- [INPUT FOR THIS TASK]:
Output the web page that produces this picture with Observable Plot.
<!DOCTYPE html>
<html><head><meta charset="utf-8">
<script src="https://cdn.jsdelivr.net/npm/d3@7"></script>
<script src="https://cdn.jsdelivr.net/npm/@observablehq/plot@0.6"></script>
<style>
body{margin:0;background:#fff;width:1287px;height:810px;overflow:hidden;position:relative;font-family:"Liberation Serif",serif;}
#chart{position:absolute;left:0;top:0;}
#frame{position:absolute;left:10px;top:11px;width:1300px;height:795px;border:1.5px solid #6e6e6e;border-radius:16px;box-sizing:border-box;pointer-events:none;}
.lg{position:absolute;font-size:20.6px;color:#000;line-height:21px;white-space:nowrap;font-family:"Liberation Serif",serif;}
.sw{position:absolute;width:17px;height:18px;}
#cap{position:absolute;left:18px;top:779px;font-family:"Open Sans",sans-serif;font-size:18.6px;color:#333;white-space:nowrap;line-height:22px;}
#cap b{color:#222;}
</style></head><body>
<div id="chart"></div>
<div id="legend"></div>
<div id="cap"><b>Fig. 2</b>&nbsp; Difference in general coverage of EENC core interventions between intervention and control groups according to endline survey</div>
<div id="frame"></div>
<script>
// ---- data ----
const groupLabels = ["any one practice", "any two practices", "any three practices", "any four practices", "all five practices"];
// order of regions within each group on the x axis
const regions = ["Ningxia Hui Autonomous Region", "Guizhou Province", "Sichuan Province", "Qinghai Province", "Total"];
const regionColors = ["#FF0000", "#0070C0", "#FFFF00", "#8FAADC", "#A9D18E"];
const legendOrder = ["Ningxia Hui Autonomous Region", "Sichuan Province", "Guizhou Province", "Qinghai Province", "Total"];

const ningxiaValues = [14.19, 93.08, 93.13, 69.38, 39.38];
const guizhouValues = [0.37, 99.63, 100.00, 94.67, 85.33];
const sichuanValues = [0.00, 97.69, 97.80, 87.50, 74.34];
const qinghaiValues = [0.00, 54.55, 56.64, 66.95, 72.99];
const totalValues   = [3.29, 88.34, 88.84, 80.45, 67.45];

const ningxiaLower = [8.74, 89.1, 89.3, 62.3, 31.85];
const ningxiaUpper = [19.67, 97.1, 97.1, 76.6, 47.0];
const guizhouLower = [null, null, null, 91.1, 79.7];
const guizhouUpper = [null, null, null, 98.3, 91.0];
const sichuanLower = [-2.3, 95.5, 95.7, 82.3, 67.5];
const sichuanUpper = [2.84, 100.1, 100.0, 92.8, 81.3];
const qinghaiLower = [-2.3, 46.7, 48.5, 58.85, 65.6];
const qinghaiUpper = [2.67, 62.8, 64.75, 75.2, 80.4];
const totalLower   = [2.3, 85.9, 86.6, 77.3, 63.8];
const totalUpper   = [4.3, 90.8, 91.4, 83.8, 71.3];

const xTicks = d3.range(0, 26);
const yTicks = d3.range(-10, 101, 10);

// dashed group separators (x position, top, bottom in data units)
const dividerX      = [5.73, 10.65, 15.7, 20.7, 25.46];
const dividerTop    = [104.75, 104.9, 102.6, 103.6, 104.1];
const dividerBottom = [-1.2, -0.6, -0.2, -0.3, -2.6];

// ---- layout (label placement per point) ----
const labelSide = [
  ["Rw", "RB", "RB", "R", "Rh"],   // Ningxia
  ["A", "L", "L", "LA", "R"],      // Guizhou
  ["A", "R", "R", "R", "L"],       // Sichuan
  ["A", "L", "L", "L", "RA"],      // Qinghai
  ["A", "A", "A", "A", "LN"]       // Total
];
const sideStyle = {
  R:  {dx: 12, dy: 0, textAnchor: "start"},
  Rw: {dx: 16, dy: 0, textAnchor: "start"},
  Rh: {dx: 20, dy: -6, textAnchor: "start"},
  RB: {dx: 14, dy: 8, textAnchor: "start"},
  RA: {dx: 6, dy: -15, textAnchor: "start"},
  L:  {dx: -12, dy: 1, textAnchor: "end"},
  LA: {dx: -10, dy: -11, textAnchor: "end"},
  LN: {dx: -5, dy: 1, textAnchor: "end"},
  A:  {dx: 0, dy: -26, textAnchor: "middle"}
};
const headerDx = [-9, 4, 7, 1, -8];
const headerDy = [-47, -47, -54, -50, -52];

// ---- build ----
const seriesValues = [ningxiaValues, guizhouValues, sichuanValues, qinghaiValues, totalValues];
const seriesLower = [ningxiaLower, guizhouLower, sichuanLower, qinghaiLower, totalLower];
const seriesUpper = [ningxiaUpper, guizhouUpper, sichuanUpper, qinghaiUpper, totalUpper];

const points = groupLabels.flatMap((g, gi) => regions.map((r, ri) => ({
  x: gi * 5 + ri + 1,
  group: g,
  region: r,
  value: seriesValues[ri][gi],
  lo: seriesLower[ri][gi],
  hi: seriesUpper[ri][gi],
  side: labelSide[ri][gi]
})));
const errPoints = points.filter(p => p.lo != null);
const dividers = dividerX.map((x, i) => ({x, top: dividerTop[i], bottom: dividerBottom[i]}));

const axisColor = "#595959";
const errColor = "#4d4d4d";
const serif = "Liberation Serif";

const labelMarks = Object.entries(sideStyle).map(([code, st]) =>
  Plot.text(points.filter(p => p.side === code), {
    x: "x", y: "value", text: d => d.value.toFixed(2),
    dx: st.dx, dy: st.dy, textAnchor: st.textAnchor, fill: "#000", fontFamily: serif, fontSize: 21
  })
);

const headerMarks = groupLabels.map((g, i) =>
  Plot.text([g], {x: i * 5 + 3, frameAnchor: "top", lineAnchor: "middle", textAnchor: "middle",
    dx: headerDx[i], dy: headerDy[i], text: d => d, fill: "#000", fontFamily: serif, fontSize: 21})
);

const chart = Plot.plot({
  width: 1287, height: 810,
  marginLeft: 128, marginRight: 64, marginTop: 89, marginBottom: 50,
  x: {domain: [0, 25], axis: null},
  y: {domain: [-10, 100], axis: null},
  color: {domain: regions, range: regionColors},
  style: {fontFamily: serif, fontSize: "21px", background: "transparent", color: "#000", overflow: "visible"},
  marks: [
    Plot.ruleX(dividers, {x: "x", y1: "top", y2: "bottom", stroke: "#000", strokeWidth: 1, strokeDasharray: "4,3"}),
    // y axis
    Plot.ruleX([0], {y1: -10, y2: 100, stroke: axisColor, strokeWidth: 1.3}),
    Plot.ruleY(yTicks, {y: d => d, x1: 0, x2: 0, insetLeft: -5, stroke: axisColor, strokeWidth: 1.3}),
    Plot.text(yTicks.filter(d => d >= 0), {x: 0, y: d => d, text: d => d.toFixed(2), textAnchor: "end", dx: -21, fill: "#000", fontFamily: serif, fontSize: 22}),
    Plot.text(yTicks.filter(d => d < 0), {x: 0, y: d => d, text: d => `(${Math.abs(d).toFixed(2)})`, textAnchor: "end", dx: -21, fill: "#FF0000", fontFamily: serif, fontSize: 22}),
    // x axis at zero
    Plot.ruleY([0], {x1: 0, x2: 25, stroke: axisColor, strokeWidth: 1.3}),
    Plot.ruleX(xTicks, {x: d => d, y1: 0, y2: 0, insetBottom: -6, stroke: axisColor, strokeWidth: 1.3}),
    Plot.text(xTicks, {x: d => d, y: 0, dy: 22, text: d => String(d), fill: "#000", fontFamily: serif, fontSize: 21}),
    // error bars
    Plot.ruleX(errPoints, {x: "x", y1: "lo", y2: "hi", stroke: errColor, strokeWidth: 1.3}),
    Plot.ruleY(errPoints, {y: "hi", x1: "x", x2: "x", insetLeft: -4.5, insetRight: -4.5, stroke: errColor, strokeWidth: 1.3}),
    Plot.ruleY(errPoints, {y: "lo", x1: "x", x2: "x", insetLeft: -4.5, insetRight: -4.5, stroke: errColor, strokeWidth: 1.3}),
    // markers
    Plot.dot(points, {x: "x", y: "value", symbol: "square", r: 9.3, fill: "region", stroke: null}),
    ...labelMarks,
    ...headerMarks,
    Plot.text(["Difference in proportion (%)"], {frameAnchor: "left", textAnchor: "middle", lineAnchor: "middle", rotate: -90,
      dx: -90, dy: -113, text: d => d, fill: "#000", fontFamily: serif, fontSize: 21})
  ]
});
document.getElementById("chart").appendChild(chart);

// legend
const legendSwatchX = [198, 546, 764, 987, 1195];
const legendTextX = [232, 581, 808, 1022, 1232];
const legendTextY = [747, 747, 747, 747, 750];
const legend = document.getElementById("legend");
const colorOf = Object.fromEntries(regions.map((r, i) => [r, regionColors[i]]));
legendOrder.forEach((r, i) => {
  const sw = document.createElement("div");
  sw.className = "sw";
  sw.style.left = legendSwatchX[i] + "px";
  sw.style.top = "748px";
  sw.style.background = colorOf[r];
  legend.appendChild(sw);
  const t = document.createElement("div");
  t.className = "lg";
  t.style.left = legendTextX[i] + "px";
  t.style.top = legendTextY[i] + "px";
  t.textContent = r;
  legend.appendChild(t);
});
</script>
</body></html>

* * *

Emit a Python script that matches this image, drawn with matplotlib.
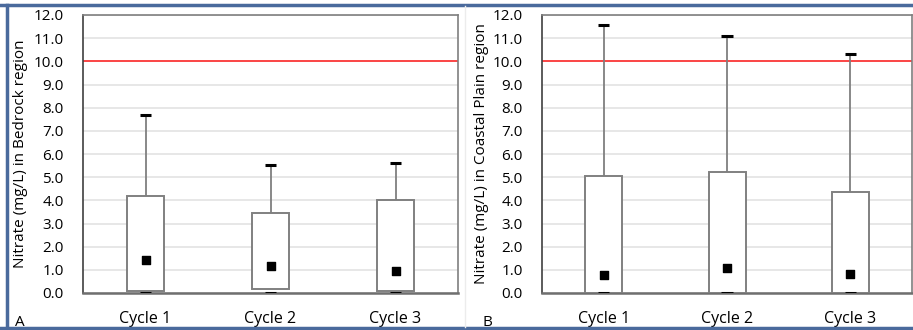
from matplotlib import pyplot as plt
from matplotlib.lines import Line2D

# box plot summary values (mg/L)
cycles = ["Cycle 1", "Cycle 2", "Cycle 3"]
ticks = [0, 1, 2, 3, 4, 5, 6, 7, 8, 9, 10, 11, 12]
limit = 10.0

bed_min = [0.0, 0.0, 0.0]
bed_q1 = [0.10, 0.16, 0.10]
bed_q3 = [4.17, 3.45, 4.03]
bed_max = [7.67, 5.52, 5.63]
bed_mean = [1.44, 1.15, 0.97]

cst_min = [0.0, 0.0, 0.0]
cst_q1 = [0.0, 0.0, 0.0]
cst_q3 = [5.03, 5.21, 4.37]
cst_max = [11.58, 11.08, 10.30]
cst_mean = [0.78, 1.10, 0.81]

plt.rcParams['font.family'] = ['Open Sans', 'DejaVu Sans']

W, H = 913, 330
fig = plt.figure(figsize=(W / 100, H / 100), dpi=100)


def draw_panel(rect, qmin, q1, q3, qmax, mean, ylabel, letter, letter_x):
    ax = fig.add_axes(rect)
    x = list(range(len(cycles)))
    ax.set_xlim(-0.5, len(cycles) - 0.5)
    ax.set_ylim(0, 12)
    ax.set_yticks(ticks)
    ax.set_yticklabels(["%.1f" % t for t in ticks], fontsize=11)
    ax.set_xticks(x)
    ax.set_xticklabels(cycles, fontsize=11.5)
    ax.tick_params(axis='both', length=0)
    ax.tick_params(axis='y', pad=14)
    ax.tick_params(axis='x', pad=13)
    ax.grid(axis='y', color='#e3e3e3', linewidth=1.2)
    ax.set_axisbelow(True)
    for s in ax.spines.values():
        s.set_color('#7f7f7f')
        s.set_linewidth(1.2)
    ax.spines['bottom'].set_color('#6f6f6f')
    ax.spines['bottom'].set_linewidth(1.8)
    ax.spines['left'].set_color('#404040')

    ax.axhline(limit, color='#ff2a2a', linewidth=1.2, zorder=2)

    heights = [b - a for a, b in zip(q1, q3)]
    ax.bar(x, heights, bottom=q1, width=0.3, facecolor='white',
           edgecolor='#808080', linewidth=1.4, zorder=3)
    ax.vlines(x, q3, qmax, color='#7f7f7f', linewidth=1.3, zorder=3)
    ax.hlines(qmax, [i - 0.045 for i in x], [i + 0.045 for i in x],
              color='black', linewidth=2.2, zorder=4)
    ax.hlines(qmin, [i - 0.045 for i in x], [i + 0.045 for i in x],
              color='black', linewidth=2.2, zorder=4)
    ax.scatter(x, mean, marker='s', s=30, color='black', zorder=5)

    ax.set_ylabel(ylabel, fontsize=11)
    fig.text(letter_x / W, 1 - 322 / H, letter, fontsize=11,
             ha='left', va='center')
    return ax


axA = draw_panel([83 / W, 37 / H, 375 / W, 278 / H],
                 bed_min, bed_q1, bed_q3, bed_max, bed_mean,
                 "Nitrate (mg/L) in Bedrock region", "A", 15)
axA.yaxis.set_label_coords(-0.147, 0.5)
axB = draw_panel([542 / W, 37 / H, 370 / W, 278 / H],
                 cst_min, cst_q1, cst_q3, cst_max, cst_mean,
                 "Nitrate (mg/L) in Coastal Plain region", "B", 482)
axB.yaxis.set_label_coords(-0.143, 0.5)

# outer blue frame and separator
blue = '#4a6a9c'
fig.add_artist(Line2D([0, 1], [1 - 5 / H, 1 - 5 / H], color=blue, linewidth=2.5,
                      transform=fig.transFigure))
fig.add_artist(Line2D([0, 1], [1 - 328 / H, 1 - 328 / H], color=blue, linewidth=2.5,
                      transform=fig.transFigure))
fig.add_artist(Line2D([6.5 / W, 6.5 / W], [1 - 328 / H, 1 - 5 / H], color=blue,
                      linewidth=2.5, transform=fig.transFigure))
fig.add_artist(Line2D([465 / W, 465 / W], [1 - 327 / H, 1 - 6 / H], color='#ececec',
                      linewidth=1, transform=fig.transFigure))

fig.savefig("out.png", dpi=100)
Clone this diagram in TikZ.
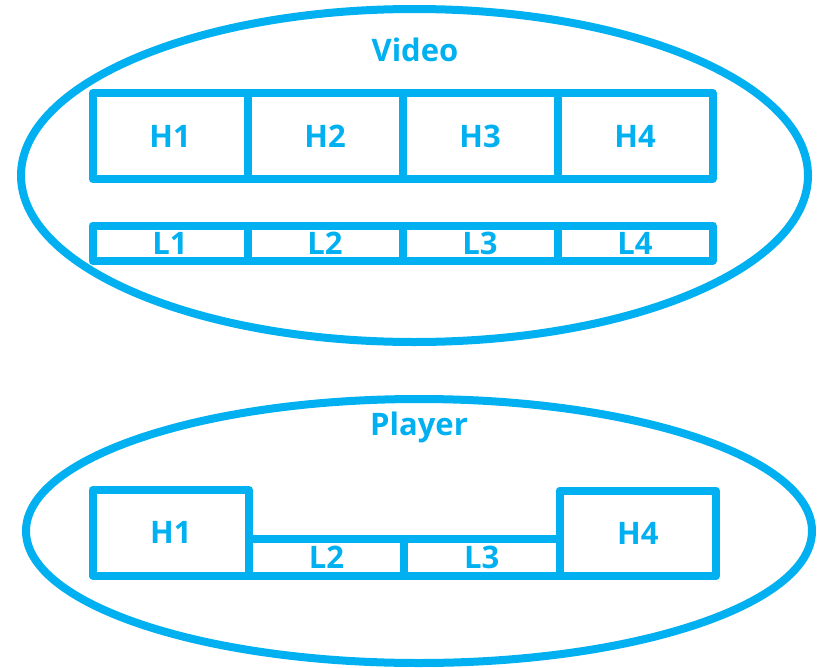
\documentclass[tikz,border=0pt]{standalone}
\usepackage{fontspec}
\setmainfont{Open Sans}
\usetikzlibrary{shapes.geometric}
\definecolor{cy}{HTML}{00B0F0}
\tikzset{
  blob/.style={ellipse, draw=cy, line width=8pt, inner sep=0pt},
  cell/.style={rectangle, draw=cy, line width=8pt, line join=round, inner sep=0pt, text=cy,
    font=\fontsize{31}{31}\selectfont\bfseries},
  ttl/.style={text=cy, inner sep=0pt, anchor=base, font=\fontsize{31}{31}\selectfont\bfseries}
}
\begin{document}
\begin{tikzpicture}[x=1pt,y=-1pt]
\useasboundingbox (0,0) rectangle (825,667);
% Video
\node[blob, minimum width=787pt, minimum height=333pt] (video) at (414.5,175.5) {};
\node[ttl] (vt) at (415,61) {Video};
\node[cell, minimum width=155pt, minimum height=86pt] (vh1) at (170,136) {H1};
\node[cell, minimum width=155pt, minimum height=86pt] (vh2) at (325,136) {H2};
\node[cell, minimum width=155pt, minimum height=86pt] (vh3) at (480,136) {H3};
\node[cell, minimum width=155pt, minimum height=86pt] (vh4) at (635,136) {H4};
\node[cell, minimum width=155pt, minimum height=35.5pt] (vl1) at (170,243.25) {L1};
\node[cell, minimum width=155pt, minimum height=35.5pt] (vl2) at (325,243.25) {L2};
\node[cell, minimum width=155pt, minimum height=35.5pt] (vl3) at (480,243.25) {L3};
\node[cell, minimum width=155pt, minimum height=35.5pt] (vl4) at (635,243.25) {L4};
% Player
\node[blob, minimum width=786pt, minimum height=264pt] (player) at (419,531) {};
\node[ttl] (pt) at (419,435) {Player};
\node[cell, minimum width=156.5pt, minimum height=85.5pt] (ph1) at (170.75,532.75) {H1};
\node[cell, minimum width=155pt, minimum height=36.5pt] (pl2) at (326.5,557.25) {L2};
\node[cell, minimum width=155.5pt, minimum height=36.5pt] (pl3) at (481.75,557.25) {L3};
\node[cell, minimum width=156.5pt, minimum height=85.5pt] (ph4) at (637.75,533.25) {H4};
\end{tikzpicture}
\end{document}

==

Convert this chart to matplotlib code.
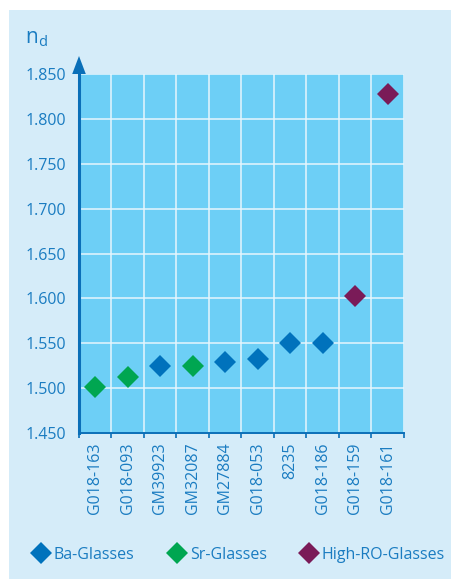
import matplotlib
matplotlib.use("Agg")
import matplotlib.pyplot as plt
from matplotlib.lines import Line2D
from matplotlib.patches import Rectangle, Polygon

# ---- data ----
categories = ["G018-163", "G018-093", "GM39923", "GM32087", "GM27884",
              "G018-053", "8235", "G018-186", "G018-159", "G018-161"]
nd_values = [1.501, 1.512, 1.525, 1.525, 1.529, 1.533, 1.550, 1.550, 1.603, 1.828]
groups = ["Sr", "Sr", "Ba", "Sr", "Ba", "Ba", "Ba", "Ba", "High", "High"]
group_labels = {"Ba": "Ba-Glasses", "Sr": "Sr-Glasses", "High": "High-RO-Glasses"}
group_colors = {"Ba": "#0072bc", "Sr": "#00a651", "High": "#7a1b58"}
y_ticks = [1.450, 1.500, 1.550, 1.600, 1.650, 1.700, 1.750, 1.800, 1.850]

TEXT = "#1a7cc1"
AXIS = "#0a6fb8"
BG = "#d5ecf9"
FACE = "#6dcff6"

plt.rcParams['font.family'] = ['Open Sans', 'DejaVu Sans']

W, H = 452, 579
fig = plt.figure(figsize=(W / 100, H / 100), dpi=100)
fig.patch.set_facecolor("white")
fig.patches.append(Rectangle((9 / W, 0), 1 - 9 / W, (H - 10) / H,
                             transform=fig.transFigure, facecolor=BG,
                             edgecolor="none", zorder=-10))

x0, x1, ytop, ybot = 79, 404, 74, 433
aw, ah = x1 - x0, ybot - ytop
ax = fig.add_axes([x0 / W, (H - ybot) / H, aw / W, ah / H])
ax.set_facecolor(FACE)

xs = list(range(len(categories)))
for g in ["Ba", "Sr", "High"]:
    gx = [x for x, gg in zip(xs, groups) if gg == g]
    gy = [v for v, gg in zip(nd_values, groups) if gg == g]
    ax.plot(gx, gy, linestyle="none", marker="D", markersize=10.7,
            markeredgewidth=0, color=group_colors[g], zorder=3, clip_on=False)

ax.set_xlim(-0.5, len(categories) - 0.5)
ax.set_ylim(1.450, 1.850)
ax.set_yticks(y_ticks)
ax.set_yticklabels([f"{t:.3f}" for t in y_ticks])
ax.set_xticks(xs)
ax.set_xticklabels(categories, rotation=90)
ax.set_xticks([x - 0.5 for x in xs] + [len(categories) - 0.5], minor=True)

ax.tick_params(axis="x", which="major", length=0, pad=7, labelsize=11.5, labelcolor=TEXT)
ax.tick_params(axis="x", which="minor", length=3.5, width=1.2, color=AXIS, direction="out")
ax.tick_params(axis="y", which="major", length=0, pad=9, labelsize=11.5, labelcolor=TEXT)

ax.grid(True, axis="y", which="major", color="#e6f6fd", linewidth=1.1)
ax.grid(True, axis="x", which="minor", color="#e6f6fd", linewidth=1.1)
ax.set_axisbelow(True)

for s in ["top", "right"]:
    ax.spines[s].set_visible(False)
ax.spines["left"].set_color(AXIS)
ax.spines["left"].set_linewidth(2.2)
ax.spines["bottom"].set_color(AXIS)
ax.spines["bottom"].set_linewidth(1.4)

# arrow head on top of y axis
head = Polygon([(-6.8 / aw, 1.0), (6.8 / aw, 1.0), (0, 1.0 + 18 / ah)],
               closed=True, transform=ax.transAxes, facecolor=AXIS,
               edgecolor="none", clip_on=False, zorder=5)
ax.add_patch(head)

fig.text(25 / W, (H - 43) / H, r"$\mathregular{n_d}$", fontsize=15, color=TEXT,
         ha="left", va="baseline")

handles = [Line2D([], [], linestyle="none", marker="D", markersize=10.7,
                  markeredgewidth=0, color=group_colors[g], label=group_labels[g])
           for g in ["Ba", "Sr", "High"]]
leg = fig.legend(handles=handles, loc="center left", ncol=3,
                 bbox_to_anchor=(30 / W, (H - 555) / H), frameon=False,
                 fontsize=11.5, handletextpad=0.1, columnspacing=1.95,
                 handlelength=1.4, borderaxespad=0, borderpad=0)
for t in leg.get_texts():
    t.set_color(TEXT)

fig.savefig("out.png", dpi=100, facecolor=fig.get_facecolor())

- [REQUIREMENTS]:
Scan the material for lines with the word "script", and copy each line you find.

- [ANSWER FOR THE TASK]:
<script src="https://cdn.jsdelivr.net/npm/d3@7"></script>
<script src="https://cdn.jsdelivr.net/npm/@observablehq/plot@0.6"></script>
<script>
</script>
Emit a Python script that matches this image, drawn with matplotlib.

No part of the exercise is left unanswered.